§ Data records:
--

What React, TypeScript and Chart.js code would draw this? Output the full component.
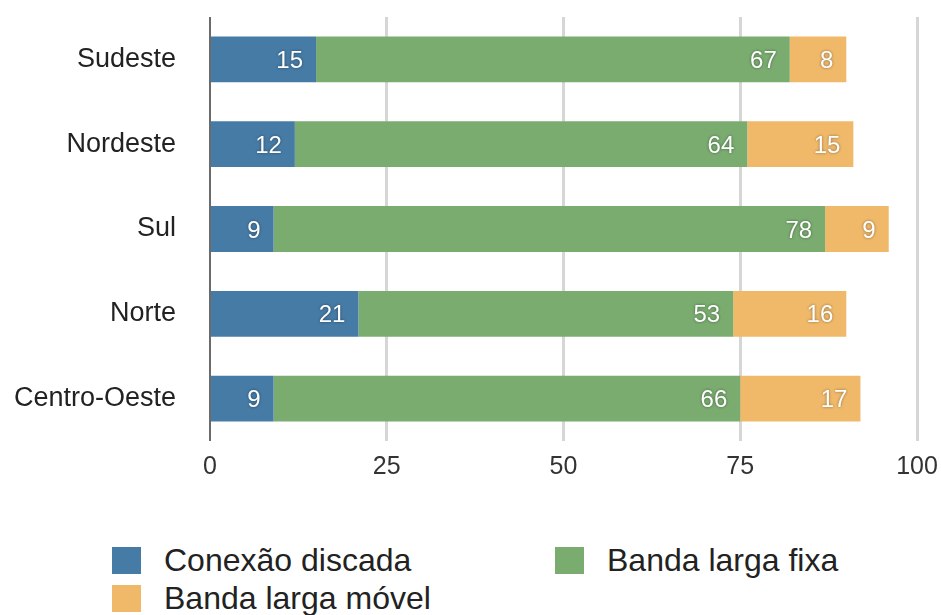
import React, { useEffect, useRef } from "react";
import { Chart, registerables } from "chart.js";

Chart.register(...registerables);

const regions = ["Sudeste", "Nordeste", "Sul", "Norte", "Centro-Oeste"];
const discada = [15, 12, 9, 21, 9];
const fixa = [67, 64, 78, 53, 66];
const movel = [8, 15, 9, 16, 17];
const xTicks = [0, 25, 50, 75, 100];
const seriesNames = ["Conexão discada", "Banda larga fixa", "Banda larga móvel"];
const colors = ["#467ba6", "#7aac70", "#f0b96a"];

const FONT = "'Liberation Sans', Arial, Helvetica, sans-serif";

const valueLabels = {
  id: "valueLabels",
  afterDatasetsDraw(chart: any) {
    const ctx = chart.ctx;
    ctx.save();
    ctx.font = `24px ${FONT}`;
    ctx.fillStyle = "#ffffff";
    ctx.textAlign = "right";
    ctx.textBaseline = "middle";
    ctx.shadowColor = "rgba(0,0,0,0.45)";
    ctx.shadowBlur = 3;
    chart.data.datasets.forEach((ds: any, di: number) => {
      const meta = chart.getDatasetMeta(di);
      meta.data.forEach((el: any, i: number) => {
        const v = ds.data[i];
        ctx.fillText(String(v), el.x - 13, el.y + 2);
      });
    });
    ctx.restore();
  },
};

export default function App() {
  const ref = useRef<HTMLCanvasElement>(null);
  useEffect(() => {
    const chart = new Chart(ref.current!, {
      type: "bar",
      data: {
        labels: regions,
        datasets: [discada, fixa, movel].map((d, i) => ({
          label: seriesNames[i],
          data: d,
          backgroundColor: colors[i],
          borderWidth: 0,
          categoryPercentage: 1,
          barPercentage: 0.54,
        })),
      },
      options: {
        indexAxis: "y",
        responsive: false,
        animation: false,
        layout: { padding: { top: 17, right: 24, left: 0, bottom: 0 } },
        plugins: { legend: { display: false }, tooltip: { enabled: false } },
        scales: {
          x: {
            stacked: true,
            min: 0,
            max: 100,
            afterBuildTicks: (s: any) => {
              s.ticks = xTicks.map((v) => ({ value: v }));
            },
            afterFit: (s: any) => {
              s.height = 59;
              s.paddingLeft = 0;
              s.paddingRight = 0;
            },
            grid: {
              drawTicks: false,
              color: (c: any) => (c.tick && c.tick.value === 0 ? "#6b6b6b" : "#d6d6d6"),
              lineWidth: (c: any) => (c.tick && c.tick.value === 0 ? 2 : 3),
            },
            border: { display: false },
            ticks: {
              padding: 11,
              color: "#333",
              font: { family: FONT, size: 25 },
            },
          },
          y: {
            stacked: true,
            afterFit: (s: any) => {
              s.width = 210;
              s.paddingTop = 0;
              s.paddingBottom = 0;
            },
            grid: { display: false, drawTicks: false },
            border: { display: false },
            ticks: {
              padding: 34,
              color: "#222",
              font: { family: FONT, size: 27 },
            },
          },
        },
      },
      plugins: [valueLabels],
    } as any);
    return () => chart.destroy();
  }, []);

  const legendItem = (i: number, left: number, top: number) => (
    <div
      key={i}
      style={{
        position: "absolute",
        left,
        top,
        height: 27,
        display: "flex",
        alignItems: "center",
        fontFamily: FONT,
        fontSize: 32,
        color: "#222",
        whiteSpace: "nowrap",
      }}
    >
      <span
        style={{
          display: "inline-block",
          width: 29,
          height: 27,
          background: colors[i],
          marginRight: 23,
          flex: "none",
        }}
      />
      <span style={{ lineHeight: "27px" }}>{seriesNames[i]}</span>
    </div>
  );

  return (
    <div
      style={{
        position: "fixed",
        left: 0,
        top: 0,
        width: 941,
        height: 615,
        background: "#fff",
        overflow: "hidden",
      }}
    >
      <canvas ref={ref} width={941} height={500} style={{ position: "absolute", left: 0, top: 0 }} />
      {legendItem(0, 112, 547)}
      {legendItem(1, 555, 547)}
      {legendItem(2, 112, 585)}
    </div>
  );
}
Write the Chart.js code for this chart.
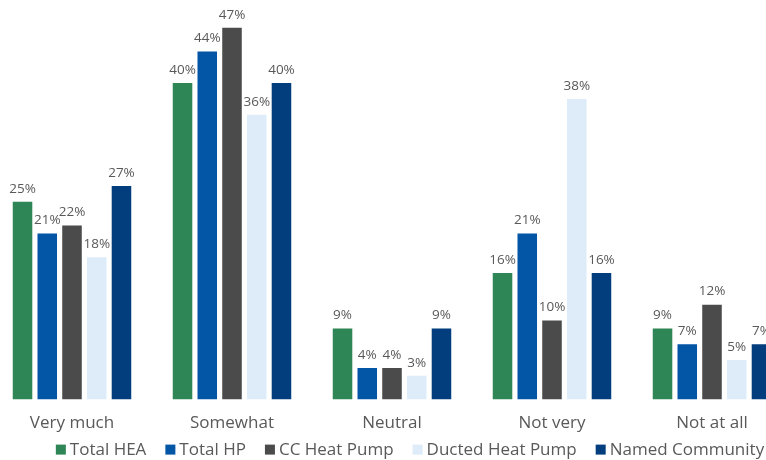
<!DOCTYPE html>
<html>
<head>
<meta charset="utf-8">
<script src="https://cdn.jsdelivr.net/npm/chart.js@4.4.1/dist/chart.umd.min.js"></script>
<style>
  html, body { margin: 0; padding: 0; background: #fff; overflow: hidden; }
  #wrap { position: absolute; left: -8px; top: 0; width: 800px; height: 460px; }
</style>
</head>
<body>
<div id="wrap"><canvas id="responseChart" width="800" height="460"></canvas></div>
<script>
const categories = ['Very much', 'Somewhat', 'Neutral', 'Not very', 'Not at all'];
const seriesNames = ['Total HEA', 'Total HP', 'CC Heat Pump', 'Ducted Heat Pump', 'Named Community'];
const totalHEA = [25, 40, 9, 16, 9];
const totalHP = [21, 44, 4, 21, 7];
const ccHeatPump = [22, 47, 4, 10, 12];
const ductedHeatPump = [18, 36, 3, 38, 5];
const namedCommunity = [27, 40, 9, 16, 7];

const seriesColors = ['#2E8555', '#0355A6', '#4B4B4B', '#DEEBF8', '#023E7D'];
const textGrey = '#595959';
const fontFamily = '"Open Sans", sans-serif';

// percent label above every bar
const barValueLabels = {
  id: 'barValueLabels',
  afterDatasetsDraw(chart) {
    const ctx = chart.ctx;
    ctx.save();
    ctx.font = '13.5px ' + fontFamily;
    ctx.fillStyle = textGrey;
    ctx.textAlign = 'center';
    ctx.textBaseline = 'middle';
    chart.data.datasets.forEach((ds, i) => {
      chart.getDatasetMeta(i).data.forEach((bar, j) => {
        ctx.fillText(ds.data[j] + '%', bar.x, bar.y - 13);
      });
    });
    ctx.restore();
  }
};

// single-row legend under the axis labels, tighter than the built-in one
const bottomLegend = {
  id: 'bottomLegend',
  afterDraw(chart, args, opts) {
    const ctx = chart.ctx;
    const box = 10, gap = 4, itemGap = 19;
    ctx.save();
    ctx.font = '17px ' + fontFamily;
    ctx.textBaseline = 'middle';
    const items = chart.data.datasets.map(ds => ({
      label: ds.label,
      color: ds.backgroundColor,
      w: ctx.measureText(ds.label).width
    }));
    const total = items.reduce((s, it) => s + box + gap + it.w, 0) + itemGap * (items.length - 1);
    let x = opts.centerX - total / 2;
    const y = chart.chartArea.bottom + opts.offsetY;
    items.forEach(it => {
      ctx.fillStyle = it.color;
      ctx.fillRect(x, y - box / 2, box, box);
      ctx.fillStyle = textGrey;
      ctx.fillText(it.label, x + box + gap, y + 1);
      x += box + gap + it.w + itemGap;
    });
    ctx.restore();
  }
};

const seriesData = [totalHEA, totalHP, ccHeatPump, ductedHeatPump, namedCommunity];

new Chart(document.getElementById('responseChart'), {
  type: 'bar',
  data: {
    labels: categories,
    datasets: seriesNames.map((name, i) => ({
      label: name,
      data: seriesData[i],
      backgroundColor: seriesColors[i],
      borderWidth: 0,
      categoryPercentage: 0.773,
      barPercentage: 0.79
    }))
  },
  options: {
    responsive: false,
    animation: false,
    layout: { padding: { top: 4, left: 0, right: 0, bottom: 14 } },
    scales: {
      x: {
        grid: { display: false, drawTicks: false },
        border: { display: false },
        ticks: { color: textGrey, font: { family: fontFamily, size: 17 }, padding: 13 }
      },
      y: { display: false, min: 0, max: 50 }
    },
    plugins: {
      legend: { display: false },
      tooltip: { enabled: false },
      bottomLegend: { centerX: 418, offsetY: 50 }
    }
  },
  plugins: [barValueLabels, bottomLegend]
});
</script>
</body>
</html>
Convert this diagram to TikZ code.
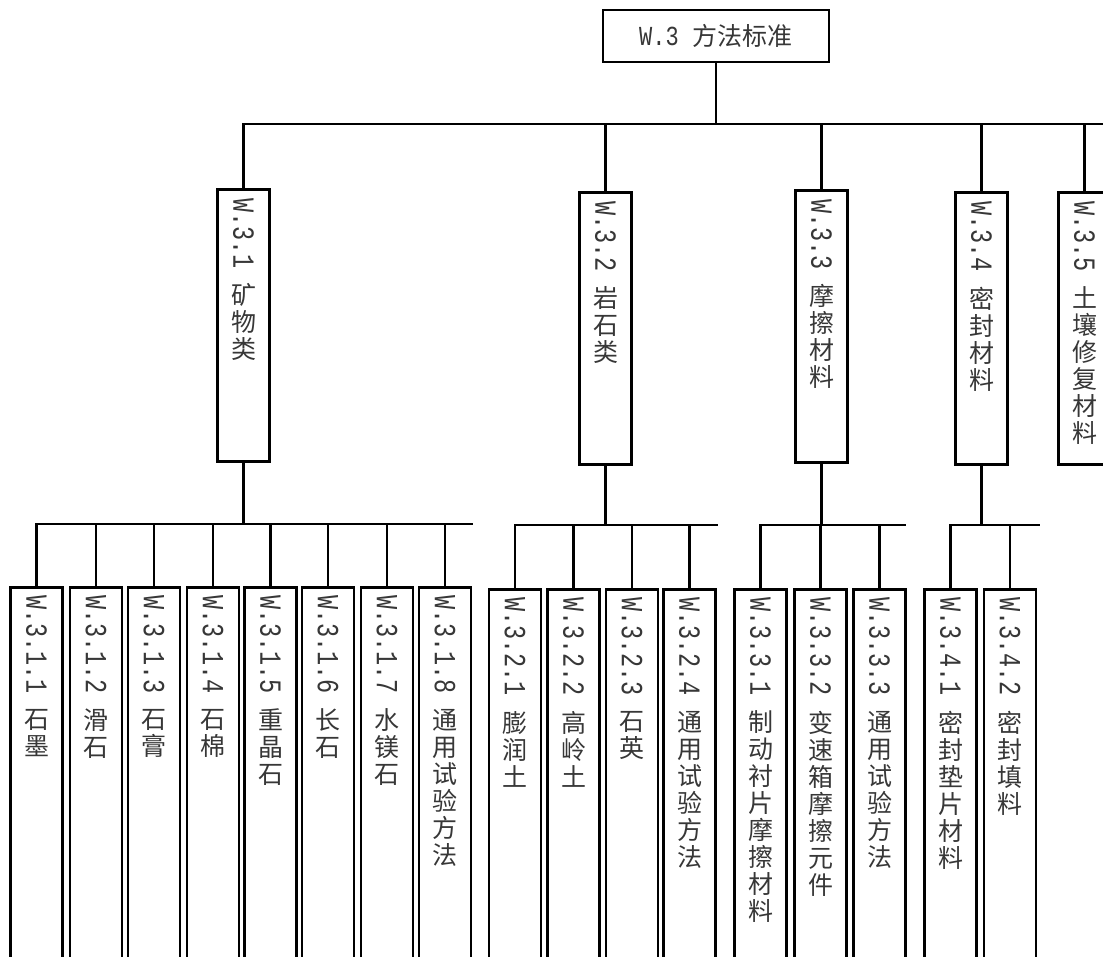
\documentclass[tikz,border=0pt]{standalone}
\usepackage{fontspec}
\usepackage{graphicx}
\newfontfamily\cjk{Noto Sans CJK SC}
\newfontfamily\monofnt{Liberation Mono}
\definecolor{txt}{RGB}{55,55,55}
\newcommand{\vtext}[2]{\rotatebox{-90}{\scalebox{0.98}[1.28]{\monofnt\fontsize{24pt}{24pt}\selectfont #1}}\\[14pt]#2}
\begin{document}
\begin{tikzpicture}[x=1pt,y=-1pt,
  box/.style={draw=black, line width=2.6pt, fill=white, minimum width=52pt, inner sep=0pt, anchor=north},
  midbox/.style={box, minimum height=272pt},
  leafbox/.style={box, minimum height=420pt},
  lbl/.style={font={\cjk\fontsize{25pt}{27pt}\selectfont}, text=txt, align=center, inner sep=0pt, anchor=north},
  conn/.style={line width=2.6pt, line cap=rect}]
\useasboundingbox[fill=white] (0,0) rectangle (1103,957);

% root
\node[draw=black, line width=2.6pt, minimum width=226pt, minimum height=52pt, inner sep=0pt,
      text=txt, font={\cjk\fontsize{25pt}{27pt}\selectfont}] (w3) at (716,36)
      {\scalebox{1}[1.25]{\monofnt\fontsize{22pt}{22pt}\selectfont W.3}\hspace{14pt}方法标准};

% level 2
\node[midbox] (w31) at (243.5,188) {};
\node[midbox] (w32) at (605.5,191) {};
\node[midbox] (w33) at (821.5,189) {};
\node[midbox] (w34) at (981.5,191) {};
\node[midbox] (w35) at (1084.5,191) {};
\node[lbl] (t31) at ([yshift=-10pt]w31.north) {\vtext{W.3.1}{矿\\物\\类}};
\node[lbl] (t32) at ([yshift=-10pt]w32.north) {\vtext{W.3.2}{岩\\石\\类}};
\node[lbl] (t33) at ([yshift=-10pt]w33.north) {\vtext{W.3.3}{摩\\擦\\材\\料}};
\node[lbl] (t34) at ([yshift=-10pt]w34.north) {\vtext{W.3.4}{密\\封\\材\\料}};
\node[lbl] (t35) at ([yshift=-10pt]w35.north) {\vtext{W.3.5}{土\\壤\\修\\复\\材\\料}};

% level 3, group 1
\node[leafbox] (w311) at (36.5,586) {};
\node[leafbox] (w312) at (96,586) {};
\node[leafbox] (w313) at (154,586) {};
\node[leafbox] (w314) at (213,586) {};
\node[leafbox] (w315) at (270.5,586) {};
\node[leafbox] (w316) at (328,586) {};
\node[leafbox] (w317) at (387,586) {};
\node[leafbox] (w318) at (445,586) {};
\node[lbl] (t311) at ([yshift=-9pt]w311.north) {\vtext{W.3.1.1}{石\\墨}};
\node[lbl] (t312) at ([yshift=-9pt]w312.north) {\vtext{W.3.1.2}{滑\\石}};
\node[lbl] (t313) at ([yshift=-9pt]w313.north) {\vtext{W.3.1.3}{石\\膏}};
\node[lbl] (t314) at ([yshift=-9pt]w314.north) {\vtext{W.3.1.4}{石\\棉}};
\node[lbl] (t315) at ([yshift=-9pt]w315.north) {\vtext{W.3.1.5}{重\\晶\\石}};
\node[lbl] (t316) at ([yshift=-9pt]w316.north) {\vtext{W.3.1.6}{长\\石}};
\node[lbl] (t317) at ([yshift=-9pt]w317.north) {\vtext{W.3.1.7}{水\\镁\\石}};
\node[lbl] (t318) at ([yshift=-9pt]w318.north) {\vtext{W.3.1.8}{通\\用\\试\\验\\方\\法}};

% group 2
\node[leafbox] (w321) at (515,588) {};
\node[leafbox] (w322) at (573.5,588) {};
\node[leafbox] (w323) at (632,588) {};
\node[leafbox] (w324) at (689.5,588) {};
\node[lbl] (t321) at ([yshift=-9pt]w321.north) {\vtext{W.3.2.1}{膨\\润\\土}};
\node[lbl] (t322) at ([yshift=-9pt]w322.north) {\vtext{W.3.2.2}{高\\岭\\土}};
\node[lbl] (t323) at ([yshift=-9pt]w323.north) {\vtext{W.3.2.3}{石\\英}};
\node[lbl] (t324) at ([yshift=-9pt]w324.north) {\vtext{W.3.2.4}{通\\用\\试\\验\\方\\法}};

% group 3
\node[leafbox] (w331) at (760.5,588) {};
\node[leafbox] (w332) at (820.5,588) {};
\node[leafbox] (w333) at (879.5,588) {};
\node[lbl] (t331) at ([yshift=-9pt]w331.north) {\vtext{W.3.3.1}{制\\动\\衬\\片\\摩\\擦\\材\\料}};
\node[lbl] (t332) at ([yshift=-9pt]w332.north) {\vtext{W.3.3.2}{变\\速\\箱\\摩\\擦\\元\\件}};
\node[lbl] (t333) at ([yshift=-9pt]w333.north) {\vtext{W.3.3.3}{通\\用\\试\\验\\方\\法}};

% group 4
\node[leafbox] (w341) at (950.5,588) {};
\node[leafbox] (w342) at (1010,588) {};
\node[lbl] (t341) at ([yshift=-9pt]w341.north) {\vtext{W.3.4.1}{密\\封\\垫\\片\\材\\料}};
\node[lbl] (t342) at ([yshift=-9pt]w342.north) {\vtext{W.3.4.2}{密\\封\\填\\料}};

% connectors: root to level 2
\coordinate (busT) at (0,124);
\coordinate (busTend) at (1112,124);
\draw[conn] (w3.south) -- (w3.south |- busT);
\draw[conn] (w31.north |- busT) -- (busTend);
\foreach \m in {w31,w32,w33,w34,w35} \draw[conn] (\m.north) -- (\m.north |- busT);

% group 1
\coordinate (bus1) at (0,524);
\coordinate (bus1end) at (472,524);
\draw[conn] (w31.south) -- (w31.south |- bus1);
\draw[conn] (w311.north |- bus1) -- (bus1end);
\foreach \m in {w311,w312,w313,w314,w315,w316,w317,w318} \draw[conn] (\m.north) -- (\m.north |- bus1);

% group 2
\coordinate (bus2) at (0,525);
\coordinate (bus2end) at (717,525);
\draw[conn] (w32.south) -- (w32.south |- bus2);
\draw[conn] (w321.north |- bus2) -- (bus2end);
\foreach \m in {w321,w322,w323,w324} \draw[conn] (\m.north) -- (\m.north |- bus2);

% group 3
\coordinate (bus3) at (0,525);
\coordinate (bus3end) at (905,525);
\draw[conn] (w33.south) -- (w33.south |- bus3);
\draw[conn] (w331.north |- bus3) -- (bus3end);
\foreach \m in {w331,w332,w333} \draw[conn] (\m.north) -- (\m.north |- bus3);

% group 4
\coordinate (bus4) at (0,525);
\coordinate (bus4end) at (1039,525);
\draw[conn] (w34.south) -- (w34.south |- bus4);
\draw[conn] (w341.north |- bus4) -- (bus4end);
\foreach \m in {w341,w342} \draw[conn] (\m.north) -- (\m.north |- bus4);
\end{tikzpicture}
\end{document}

--

§ EXERCISE REQUIREMENTS:
Find all lines where the word "this" appears. Copy them.

§ RESPONSE BELOW:
What React, TypeScript and Chart.js code would draw this? Output the full component.
Write the Chart.js code for this chart.
Convert this diagram to TikZ code.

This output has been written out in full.